• _Written instruction_
Filter the data for lines with the word "this", then copy every line so identified.
▽
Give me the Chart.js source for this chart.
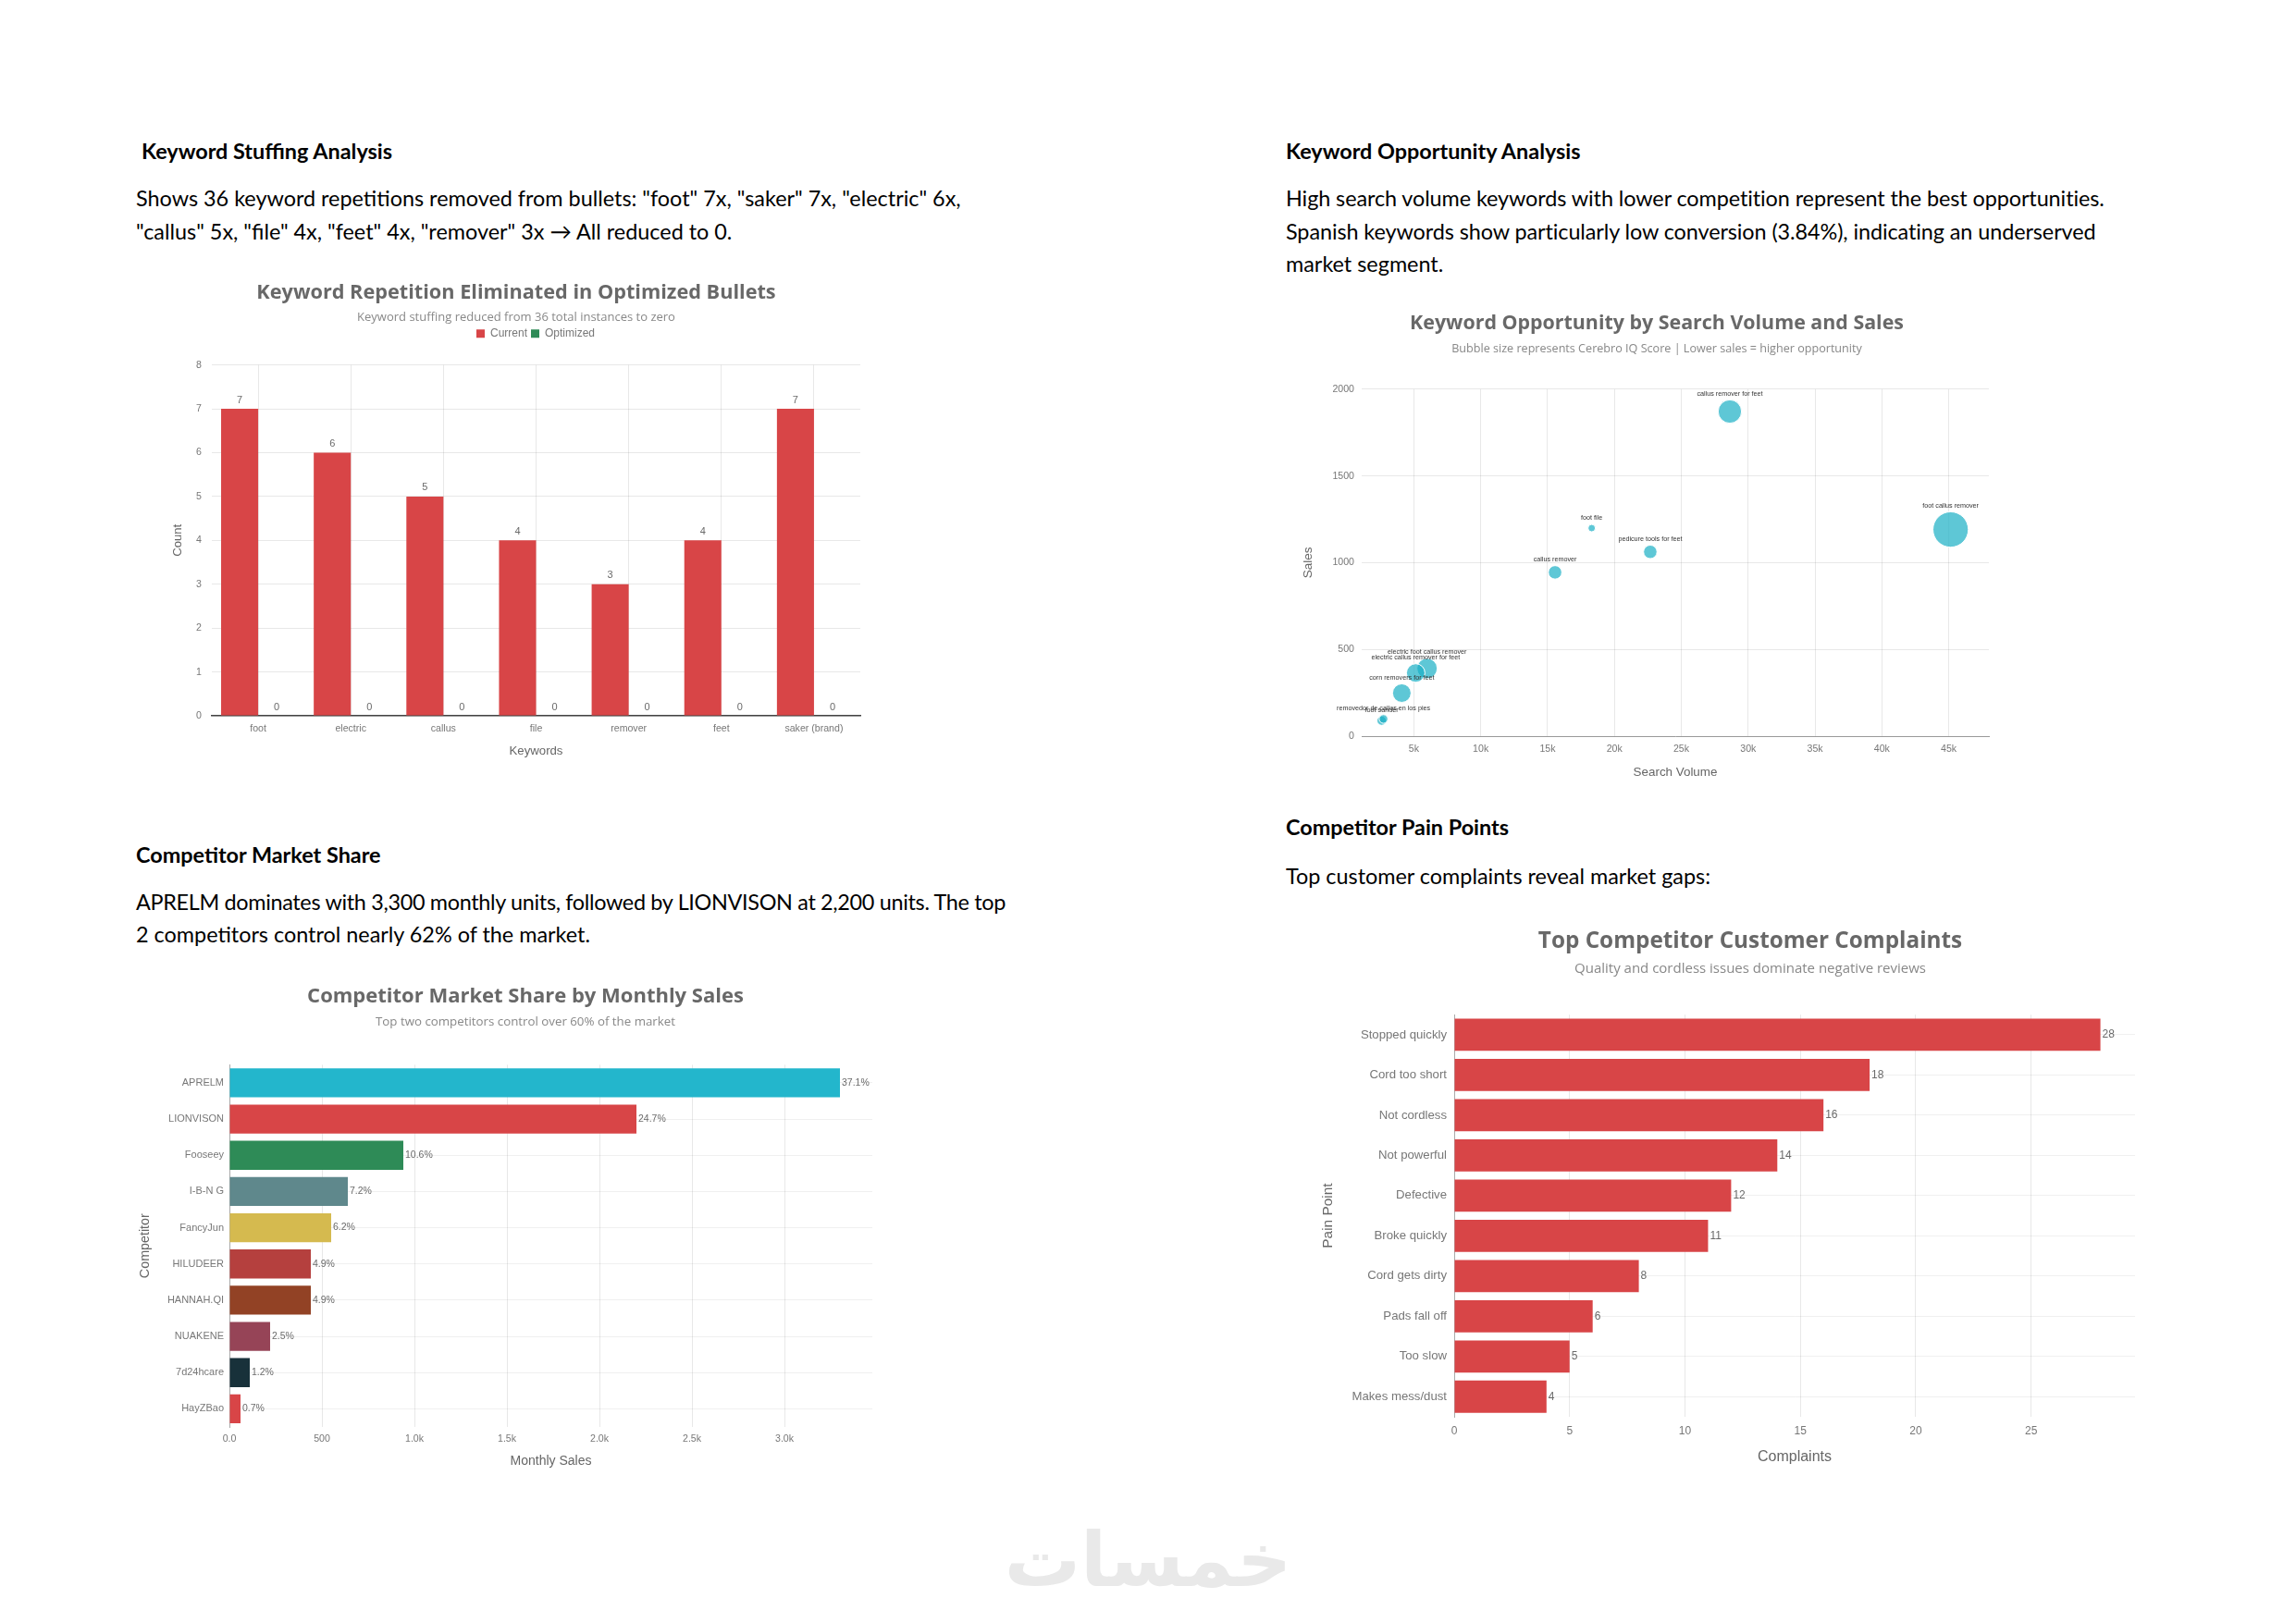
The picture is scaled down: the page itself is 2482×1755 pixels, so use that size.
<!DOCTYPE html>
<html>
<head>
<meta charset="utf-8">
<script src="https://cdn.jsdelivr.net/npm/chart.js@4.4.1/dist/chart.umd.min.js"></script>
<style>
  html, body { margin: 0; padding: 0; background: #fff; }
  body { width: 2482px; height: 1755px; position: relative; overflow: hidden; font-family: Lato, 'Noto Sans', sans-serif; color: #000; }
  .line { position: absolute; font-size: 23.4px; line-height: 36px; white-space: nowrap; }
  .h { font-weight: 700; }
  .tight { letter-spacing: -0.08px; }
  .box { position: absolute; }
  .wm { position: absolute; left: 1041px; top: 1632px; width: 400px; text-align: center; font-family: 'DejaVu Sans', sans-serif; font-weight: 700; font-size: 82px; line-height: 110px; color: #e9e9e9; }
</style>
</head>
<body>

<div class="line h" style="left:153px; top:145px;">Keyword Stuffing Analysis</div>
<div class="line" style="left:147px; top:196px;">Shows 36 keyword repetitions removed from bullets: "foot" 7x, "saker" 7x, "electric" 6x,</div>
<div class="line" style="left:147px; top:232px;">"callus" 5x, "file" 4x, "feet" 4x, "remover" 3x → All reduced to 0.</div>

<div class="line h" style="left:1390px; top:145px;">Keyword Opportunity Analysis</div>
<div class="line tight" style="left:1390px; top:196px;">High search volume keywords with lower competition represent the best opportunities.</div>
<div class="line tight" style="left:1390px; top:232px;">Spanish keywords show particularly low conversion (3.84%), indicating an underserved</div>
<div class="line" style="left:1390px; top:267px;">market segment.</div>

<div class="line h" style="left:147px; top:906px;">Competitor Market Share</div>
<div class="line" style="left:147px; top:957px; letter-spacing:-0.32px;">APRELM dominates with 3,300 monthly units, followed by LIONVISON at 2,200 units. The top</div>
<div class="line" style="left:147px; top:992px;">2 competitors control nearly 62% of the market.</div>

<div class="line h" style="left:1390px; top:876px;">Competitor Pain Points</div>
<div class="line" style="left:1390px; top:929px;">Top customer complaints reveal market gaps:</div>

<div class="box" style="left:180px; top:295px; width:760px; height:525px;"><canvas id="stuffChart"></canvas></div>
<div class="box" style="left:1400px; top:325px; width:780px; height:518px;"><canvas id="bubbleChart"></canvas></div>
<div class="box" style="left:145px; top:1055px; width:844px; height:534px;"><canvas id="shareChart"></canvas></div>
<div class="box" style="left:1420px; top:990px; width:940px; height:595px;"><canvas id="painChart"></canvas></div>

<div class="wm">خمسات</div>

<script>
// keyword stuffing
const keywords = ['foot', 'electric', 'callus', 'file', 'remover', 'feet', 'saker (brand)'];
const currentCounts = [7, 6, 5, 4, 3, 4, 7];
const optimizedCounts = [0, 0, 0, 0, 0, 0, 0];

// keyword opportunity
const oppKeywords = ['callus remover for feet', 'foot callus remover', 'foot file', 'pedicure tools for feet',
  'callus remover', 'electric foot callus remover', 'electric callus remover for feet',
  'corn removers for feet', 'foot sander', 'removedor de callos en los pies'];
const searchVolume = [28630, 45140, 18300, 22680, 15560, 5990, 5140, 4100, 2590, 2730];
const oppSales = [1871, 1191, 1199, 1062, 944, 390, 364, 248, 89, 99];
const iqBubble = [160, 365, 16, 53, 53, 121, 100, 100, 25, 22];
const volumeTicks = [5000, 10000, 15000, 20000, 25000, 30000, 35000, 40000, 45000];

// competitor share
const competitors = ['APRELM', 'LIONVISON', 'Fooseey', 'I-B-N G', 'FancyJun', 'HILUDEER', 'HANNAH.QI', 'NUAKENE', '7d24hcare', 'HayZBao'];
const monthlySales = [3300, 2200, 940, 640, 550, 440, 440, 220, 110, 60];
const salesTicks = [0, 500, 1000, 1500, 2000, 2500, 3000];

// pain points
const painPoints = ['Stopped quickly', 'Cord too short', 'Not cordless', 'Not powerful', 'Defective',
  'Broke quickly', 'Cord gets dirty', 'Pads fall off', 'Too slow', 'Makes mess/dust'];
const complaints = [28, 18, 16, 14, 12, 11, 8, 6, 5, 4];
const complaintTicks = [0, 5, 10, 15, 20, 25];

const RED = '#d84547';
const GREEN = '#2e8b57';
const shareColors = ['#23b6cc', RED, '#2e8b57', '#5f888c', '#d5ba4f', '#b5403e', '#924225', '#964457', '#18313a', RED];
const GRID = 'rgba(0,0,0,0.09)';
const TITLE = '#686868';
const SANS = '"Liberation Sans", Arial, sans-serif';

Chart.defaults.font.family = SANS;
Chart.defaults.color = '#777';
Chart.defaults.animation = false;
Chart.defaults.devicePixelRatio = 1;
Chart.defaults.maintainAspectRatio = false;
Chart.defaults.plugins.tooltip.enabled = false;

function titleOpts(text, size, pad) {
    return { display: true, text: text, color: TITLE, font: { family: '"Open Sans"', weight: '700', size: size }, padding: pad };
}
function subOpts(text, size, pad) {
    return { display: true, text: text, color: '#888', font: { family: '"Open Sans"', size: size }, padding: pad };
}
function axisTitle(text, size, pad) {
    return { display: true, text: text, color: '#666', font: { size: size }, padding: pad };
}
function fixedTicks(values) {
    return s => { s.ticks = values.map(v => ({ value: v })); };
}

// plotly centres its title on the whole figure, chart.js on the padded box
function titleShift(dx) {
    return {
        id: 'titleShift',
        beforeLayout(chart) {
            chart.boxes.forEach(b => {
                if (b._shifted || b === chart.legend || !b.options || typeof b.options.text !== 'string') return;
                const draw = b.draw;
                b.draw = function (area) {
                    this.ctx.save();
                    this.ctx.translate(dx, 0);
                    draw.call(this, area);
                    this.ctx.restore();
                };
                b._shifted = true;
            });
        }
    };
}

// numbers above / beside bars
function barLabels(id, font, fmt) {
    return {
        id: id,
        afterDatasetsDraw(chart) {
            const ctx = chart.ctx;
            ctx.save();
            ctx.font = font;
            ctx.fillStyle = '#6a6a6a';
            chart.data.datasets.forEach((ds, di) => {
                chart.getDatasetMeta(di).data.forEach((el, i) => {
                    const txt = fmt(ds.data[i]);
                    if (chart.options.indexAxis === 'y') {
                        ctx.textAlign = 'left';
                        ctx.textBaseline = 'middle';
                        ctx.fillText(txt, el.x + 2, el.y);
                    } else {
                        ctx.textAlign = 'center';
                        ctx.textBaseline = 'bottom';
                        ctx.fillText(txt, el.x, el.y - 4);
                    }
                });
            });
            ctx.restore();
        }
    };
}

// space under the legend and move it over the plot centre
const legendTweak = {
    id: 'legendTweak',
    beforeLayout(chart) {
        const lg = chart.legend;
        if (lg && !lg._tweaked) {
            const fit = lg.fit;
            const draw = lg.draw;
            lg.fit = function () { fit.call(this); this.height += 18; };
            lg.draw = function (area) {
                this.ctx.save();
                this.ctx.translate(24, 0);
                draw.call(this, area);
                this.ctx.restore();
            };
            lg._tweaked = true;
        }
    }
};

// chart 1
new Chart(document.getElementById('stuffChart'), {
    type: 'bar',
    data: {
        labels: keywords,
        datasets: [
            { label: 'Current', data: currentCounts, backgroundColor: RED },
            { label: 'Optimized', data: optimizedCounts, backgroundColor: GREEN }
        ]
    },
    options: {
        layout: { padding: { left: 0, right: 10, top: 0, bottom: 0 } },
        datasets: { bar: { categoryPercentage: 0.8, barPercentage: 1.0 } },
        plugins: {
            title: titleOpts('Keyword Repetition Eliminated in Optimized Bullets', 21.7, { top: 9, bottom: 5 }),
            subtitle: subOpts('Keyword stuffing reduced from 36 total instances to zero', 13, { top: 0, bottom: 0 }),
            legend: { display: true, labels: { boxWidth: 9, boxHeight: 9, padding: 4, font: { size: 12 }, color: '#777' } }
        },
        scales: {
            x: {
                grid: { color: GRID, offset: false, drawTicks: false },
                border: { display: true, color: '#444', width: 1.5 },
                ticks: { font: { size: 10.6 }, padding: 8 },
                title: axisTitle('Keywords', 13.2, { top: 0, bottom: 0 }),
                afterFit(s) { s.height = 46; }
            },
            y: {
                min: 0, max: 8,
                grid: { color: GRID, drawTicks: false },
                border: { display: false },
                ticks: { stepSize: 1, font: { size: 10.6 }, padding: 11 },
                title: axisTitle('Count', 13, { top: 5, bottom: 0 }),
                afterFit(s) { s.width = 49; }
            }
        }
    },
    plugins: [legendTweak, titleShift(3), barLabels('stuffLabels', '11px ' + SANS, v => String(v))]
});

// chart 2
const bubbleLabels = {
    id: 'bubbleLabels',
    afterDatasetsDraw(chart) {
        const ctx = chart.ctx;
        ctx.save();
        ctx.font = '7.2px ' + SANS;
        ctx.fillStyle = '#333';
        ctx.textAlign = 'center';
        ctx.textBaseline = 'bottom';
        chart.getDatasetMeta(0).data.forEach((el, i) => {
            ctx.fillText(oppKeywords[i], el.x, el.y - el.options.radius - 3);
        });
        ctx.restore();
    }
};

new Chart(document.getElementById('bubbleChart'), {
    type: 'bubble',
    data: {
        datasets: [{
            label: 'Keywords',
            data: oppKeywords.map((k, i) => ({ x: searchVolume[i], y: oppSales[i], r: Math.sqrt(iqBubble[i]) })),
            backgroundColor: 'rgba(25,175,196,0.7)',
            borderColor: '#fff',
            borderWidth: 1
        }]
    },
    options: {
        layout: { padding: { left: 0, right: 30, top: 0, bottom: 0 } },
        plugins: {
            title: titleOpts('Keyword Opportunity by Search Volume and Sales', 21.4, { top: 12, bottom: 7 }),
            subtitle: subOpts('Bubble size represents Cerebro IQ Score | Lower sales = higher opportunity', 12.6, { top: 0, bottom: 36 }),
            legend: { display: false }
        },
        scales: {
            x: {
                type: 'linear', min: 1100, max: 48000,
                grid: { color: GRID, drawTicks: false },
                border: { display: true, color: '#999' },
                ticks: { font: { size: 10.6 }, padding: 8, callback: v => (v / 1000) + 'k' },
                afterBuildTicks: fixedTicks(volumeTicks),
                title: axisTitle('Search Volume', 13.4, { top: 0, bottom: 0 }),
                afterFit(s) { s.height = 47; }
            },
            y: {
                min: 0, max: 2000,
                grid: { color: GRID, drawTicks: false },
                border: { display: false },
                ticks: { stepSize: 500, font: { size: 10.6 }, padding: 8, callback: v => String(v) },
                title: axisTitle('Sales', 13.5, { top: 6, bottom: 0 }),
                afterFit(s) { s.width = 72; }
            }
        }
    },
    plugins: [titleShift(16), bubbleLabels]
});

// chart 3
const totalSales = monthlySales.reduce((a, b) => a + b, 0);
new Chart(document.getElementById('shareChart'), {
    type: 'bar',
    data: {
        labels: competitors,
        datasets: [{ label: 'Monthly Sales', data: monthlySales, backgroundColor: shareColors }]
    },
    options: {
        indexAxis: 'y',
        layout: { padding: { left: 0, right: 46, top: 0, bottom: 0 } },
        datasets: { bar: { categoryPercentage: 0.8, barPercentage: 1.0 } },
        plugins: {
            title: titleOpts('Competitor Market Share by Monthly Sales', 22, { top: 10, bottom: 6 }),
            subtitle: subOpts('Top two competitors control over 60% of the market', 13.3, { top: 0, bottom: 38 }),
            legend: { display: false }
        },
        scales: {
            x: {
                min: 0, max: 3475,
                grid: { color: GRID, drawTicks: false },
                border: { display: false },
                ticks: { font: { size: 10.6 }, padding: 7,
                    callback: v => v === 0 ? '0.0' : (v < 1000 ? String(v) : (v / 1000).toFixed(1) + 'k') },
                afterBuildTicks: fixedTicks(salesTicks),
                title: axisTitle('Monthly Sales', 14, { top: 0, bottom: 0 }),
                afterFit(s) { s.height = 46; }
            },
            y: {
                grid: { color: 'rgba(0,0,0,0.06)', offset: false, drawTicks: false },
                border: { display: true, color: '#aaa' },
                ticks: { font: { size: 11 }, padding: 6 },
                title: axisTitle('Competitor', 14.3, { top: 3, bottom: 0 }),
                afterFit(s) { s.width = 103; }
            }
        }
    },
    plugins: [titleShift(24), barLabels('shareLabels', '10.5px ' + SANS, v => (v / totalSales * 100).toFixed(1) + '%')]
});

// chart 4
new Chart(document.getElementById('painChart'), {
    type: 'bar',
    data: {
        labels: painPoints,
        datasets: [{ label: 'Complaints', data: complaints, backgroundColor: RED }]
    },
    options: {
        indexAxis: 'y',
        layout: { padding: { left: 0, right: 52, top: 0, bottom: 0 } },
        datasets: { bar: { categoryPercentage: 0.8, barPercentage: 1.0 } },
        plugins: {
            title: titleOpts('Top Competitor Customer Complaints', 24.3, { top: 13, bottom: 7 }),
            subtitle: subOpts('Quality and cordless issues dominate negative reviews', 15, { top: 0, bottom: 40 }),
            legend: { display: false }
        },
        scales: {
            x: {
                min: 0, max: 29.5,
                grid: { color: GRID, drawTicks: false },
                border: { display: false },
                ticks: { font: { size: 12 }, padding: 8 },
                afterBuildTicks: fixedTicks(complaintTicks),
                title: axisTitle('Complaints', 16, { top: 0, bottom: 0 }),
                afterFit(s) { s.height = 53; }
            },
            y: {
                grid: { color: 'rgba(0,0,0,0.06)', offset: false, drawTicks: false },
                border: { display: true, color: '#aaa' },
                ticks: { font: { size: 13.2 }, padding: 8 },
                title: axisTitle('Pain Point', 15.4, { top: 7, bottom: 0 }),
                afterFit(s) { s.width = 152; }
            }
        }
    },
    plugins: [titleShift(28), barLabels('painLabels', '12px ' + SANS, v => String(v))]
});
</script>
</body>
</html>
△
• _Final result_
Give me the Chart.js source for this chart.
                    this.ctx.save();
                    this.ctx.translate(dx, 0);
                    draw.call(this, area);
                    this.ctx.restore();
            lg.fit = function () { fit.call(this); this.height += 18; };
                this.ctx.save();
                this.ctx.translate(24, 0);
                draw.call(this, area);
                this.ctx.restore();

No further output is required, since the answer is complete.